Another reason New Years is awful and no one admits it is the forced self-flagellation of making meaningless resolutions that rolls around at the end of every December. Don't get me wrong, I think the process of careful self-reflection and making purposeful resolutions regularly is a really good thing, and I usually try to do it once a year or so. But as I pushed my grocery cart towards the checkout lane today, I realized that all of the "resolutions" that are pushed by American media are all about one thing, and one thing only: physical appearance, or more specifically, weight loss.

As my eyes perused the magazine covers in the checkout aisle, their titles screamed things like "Get ripped in 2017!" "Get the abs you've always dreamed of!" "30 ways to lose the holiday pounds." Not one said something like "Be less of an asshole this year!" "Try a little kindness in 2017!""Love yourself the way you are!" It bothers me that our society focuses so much effort on the physical, and so little on the spiritual and emotional. It troubles me that nearly all of the magazines in that supermarket aisle were specifically targeting women, their covers telling us that we're not skinny enough, that we are not whole and complete and valuable as we are. I am all for being healthy, and I'm all for making resolutions, but to me putting so much effort on outward appearances compared to little or none for what really matters underneath makes me feel sick.

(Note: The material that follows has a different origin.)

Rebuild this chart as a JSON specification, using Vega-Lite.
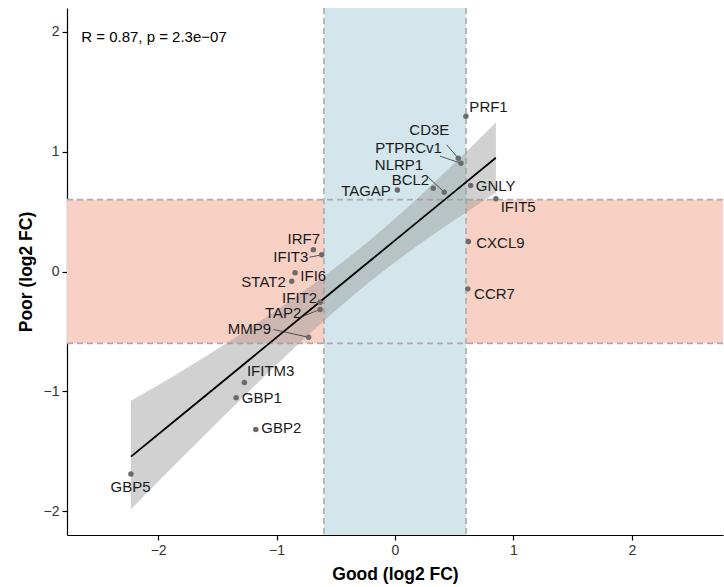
{
  "$schema": "https://vega.github.io/schema/vega-lite/v6.json",
  "width": 656,
  "height": 527,
  "autosize": {"type": "none"},
  "padding": {"left": 67, "top": 8, "right": 1, "bottom": 52},
  "config": {
    "view": {"stroke": null},
    "font": "Liberation Sans",
    "axis": {
      "grid": false,
      "domainColor": "#000000",
      "domainWidth": 1.2,
      "tickColor": "#000000",
      "tickWidth": 1.2,
      "tickSize": 5,
      "labelFont": "Liberation Sans",
      "labelFontSize": 14,
      "labelColor": "#333333",
      "labelPadding": 3,
      "titleFont": "Liberation Sans",
      "titleFontSize": 17.5,
      "titleFontWeight": "bold",
      "titleColor": "#000000"
    }
  },
  "datasets": {
    "zones": [
      {"zone": "good", "x": -0.6, "x2": 0.6, "y": -2.2, "y2": 2.2},
      {"zone": "poor", "x": -2.77, "x2": -0.6, "y": -0.6, "y2": 0.6},
      {"zone": "poor", "x": 0.6, "x2": 2.77, "y": -0.6, "y2": 0.6}
    ],
    "cuts": [{"v": -0.6}, {"v": 0.6}],
    "fit": [
      {"x": -2.23, "lo": -1.984, "hi": -1.08, "fit": -1.546},
      {"x": -1.8, "lo": -1.556, "hi": -0.83, "fit": -1.198},
      {"x": -1.4, "lo": -1.163, "hi": -0.585, "fit": -0.874},
      {"x": -1.0, "lo": -0.778, "hi": -0.322, "fit": -0.55},
      {"x": -0.6, "lo": -0.412, "hi": -0.04, "fit": -0.226},
      {"x": -0.28, "lo": -0.14, "hi": 0.206, "fit": 0.033},
      {"x": 0.1, "lo": 0.151, "hi": 0.531, "fit": 0.341},
      {"x": 0.5, "lo": 0.428, "hi": 0.902, "fit": 0.665},
      {"x": 0.852, "lo": 0.658, "hi": 1.245, "fit": 0.95}
    ],
    "genes": [
      {"gene": "PRF1", "x": 0.599, "y": 1.297, "lx": 0.79, "ly": 1.37},
      {"gene": "CD3E", "x": 0.534, "y": 0.946, "lx": 0.29, "ly": 1.18, "sx": 0.436, "sy": 1.058},
      {"gene": "PTPRCv1", "x": 0.557, "y": 0.904, "lx": 0.114, "ly": 1.035, "sx": 0.38, "sy": 0.963},
      {"gene": "NLRP1", "x": 0.416, "y": 0.662, "lx": 0.034, "ly": 0.893, "sx": 0.281, "sy": 0.787},
      {"gene": "BCL2", "x": 0.323, "y": 0.696, "lx": 0.13, "ly": 0.762},
      {"gene": "TAGAP", "x": 0.02, "y": 0.68, "lx": -0.245, "ly": 0.676},
      {"gene": "GNLY", "x": 0.639, "y": 0.718, "lx": 0.85, "ly": 0.71},
      {"gene": "IFIT5", "x": 0.852, "y": 0.607, "lx": 1.04, "ly": 0.537},
      {"gene": "CXCL9", "x": 0.62, "y": 0.25, "lx": 0.89, "ly": 0.24},
      {"gene": "CCR7", "x": 0.615, "y": -0.145, "lx": 0.84, "ly": -0.186},
      {"gene": "IRF7", "x": -0.689, "y": 0.181, "lx": -0.77, "ly": 0.273},
      {"gene": "IFIT3", "x": -0.619, "y": 0.139, "lx": -0.88, "ly": 0.12, "sx": -0.723, "sy": 0.119},
      {"gene": "IFI6", "x": -0.844, "y": -0.011, "lx": -0.69, "ly": -0.04},
      {"gene": "STAT2", "x": -0.872, "y": -0.081, "lx": -1.11, "ly": -0.09},
      {"gene": "IFIT2", "x": -0.633, "y": -0.256, "lx": -0.806, "ly": -0.222},
      {"gene": "TAP2", "x": -0.633, "y": -0.317, "lx": -0.945, "ly": -0.347, "sx": -0.8, "sy": -0.382},
      {"gene": "MMP9", "x": -0.73, "y": -0.549, "lx": -1.23, "ly": -0.48, "sx": -1.027, "sy": -0.484},
      {"gene": "IFITM3", "x": -1.272, "y": -0.927, "lx": -1.05, "ly": -0.83},
      {"gene": "GBP1", "x": -1.342, "y": -1.055, "lx": -1.125, "ly": -1.055},
      {"gene": "GBP2", "x": -1.176, "y": -1.319, "lx": -0.96, "ly": -1.31},
      {"gene": "GBP5", "x": -2.23, "y": -1.69, "lx": -2.233, "ly": -1.8}
    ],
    "stat": [{"label": "R = 0.87, p = 2.3e−07", "x": -2.65, "y": 1.954}]
  },
  "layer": [
    {
      "data": {"name": "zones"},
      "mark": {"type": "rect"},
      "encoding": {
        "x": {"field": "x", "type": "quantitative", "scale": {"domain": [-2.77, 2.77], "nice": false, "zero": false}, "axis": {"values": [-2, -1, 0, 1, 2], "title": "Good (log2 FC)", "titlePadding": 8, "format": "d"}},
        "x2": {"field": "x2"},
        "y": {"field": "y", "type": "quantitative", "scale": {"domain": [-2.2, 2.2], "nice": false, "zero": false}, "axis": {"values": [-2, -1, 0, 1, 2], "title": "Poor (log2 FC)", "titlePadding": 8, "format": "d"}},
        "y2": {"field": "y2"},
        "fill": {"field": "zone", "type": "nominal", "scale": {"domain": ["good", "poor"], "range": ["#D2E6EC", "#F8D0C4"]}, "legend": null}
      }
    },
    {
      "data": {"name": "cuts"},
      "mark": {"type": "rule", "color": "#ABABAB", "strokeDash": [6, 4], "strokeWidth": 1.6},
      "encoding": {"x": {"field": "v", "type": "quantitative"}}
    },
    {
      "data": {"name": "cuts"},
      "mark": {"type": "rule", "color": "#ABABAB", "strokeDash": [6, 4], "strokeWidth": 1.6},
      "encoding": {"y": {"field": "v", "type": "quantitative"}}
    },
    {
      "data": {"name": "fit"},
      "mark": {"type": "area", "color": "#999999", "opacity": 0.45, "interpolate": "monotone"},
      "encoding": {
        "x": {"field": "x", "type": "quantitative"},
        "y": {"field": "lo", "type": "quantitative"},
        "y2": {"field": "hi"}
      }
    },
    {
      "data": {"name": "fit"},
      "mark": {"type": "line", "color": "#000000", "strokeWidth": 1.8},
      "encoding": {
        "x": {"field": "x", "type": "quantitative"},
        "y": {"field": "fit", "type": "quantitative"}
      }
    },
    {
      "data": {"name": "genes"},
      "transform": [{"filter": "isValid(datum.sx)"}],
      "mark": {"type": "rule", "color": "#333333", "strokeWidth": 0.8},
      "encoding": {
        "x": {"field": "sx", "type": "quantitative"},
        "y": {"field": "sy", "type": "quantitative"},
        "x2": {"field": "x"},
        "y2": {"field": "y"}
      }
    },
    {
      "data": {"name": "genes"},
      "mark": {"type": "circle", "color": "#6B6B6B", "opacity": 1, "size": 30},
      "encoding": {
        "x": {"field": "x", "type": "quantitative"},
        "y": {"field": "y", "type": "quantitative"}
      }
    },
    {
      "data": {"name": "genes"},
      "mark": {"type": "text", "fontSize": 15, "color": "#1A1A1A", "align": "center", "baseline": "middle", "font": "Liberation Sans"},
      "encoding": {
        "x": {"field": "lx", "type": "quantitative"},
        "y": {"field": "ly", "type": "quantitative"},
        "text": {"field": "gene"}
      }
    },
    {
      "data": {"name": "stat"},
      "mark": {"type": "text", "fontSize": 15, "color": "#000000", "align": "left", "baseline": "middle", "font": "Liberation Sans"},
      "encoding": {
        "x": {"field": "x", "type": "quantitative"},
        "y": {"field": "y", "type": "quantitative"},
        "text": {"field": "label"}
      }
    }
  ]
}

Resolutions that matter seem all the more urgent this December 2016. The world feels a little less welcoming, a little less kind, and a lot less reasonable. Though I usually make resolutions around my birthday, I'm trying to keep these in mind for 2017:

  1. Kindness is never a mistake. One of my former yoga teachers used to say this, and I think I could be a lot more conscious of how I'm coming across to other people in 2017. The world needs a little more kindness. 
  2. An empty cup cannot pour anything out. I tend to burn myself out and not take enough time for self-reflection and solid introvert time with no distractions; I sometimes focus on what needs to get done rather than where I need to go. Taking quiet, alone time seems all the more urgent now that I'm a working Mom, and didn't exactly do a great job finding time for myself the past few months. When I don't take time for self-renewal, I don't have as much energy to give. 
  3. Prioritize relationships. In 2016, I wasn't great at prioritizing my relationships, and took a lot of them for granted. Part of this was feeling overwhelmed trying to find a work/life balance with a new son, but I too easily forget that relationships are like house plants, and need regular watering and attention. I need to make more time to talk to, see, and spend time with the people I really care about, and tell them how much they mean to me in 2017. 
So if you're feeling alone in a crowd this New Years, know that I'm probably feeling the exact same way (and deep down, every wishes they were taking a bubble bath and going to bed early). Take some time to make some resolutions that matter, and maybe it will help a little bit.

I'll see you on the flip side. May 2017 be a little easier on all of us than 2016.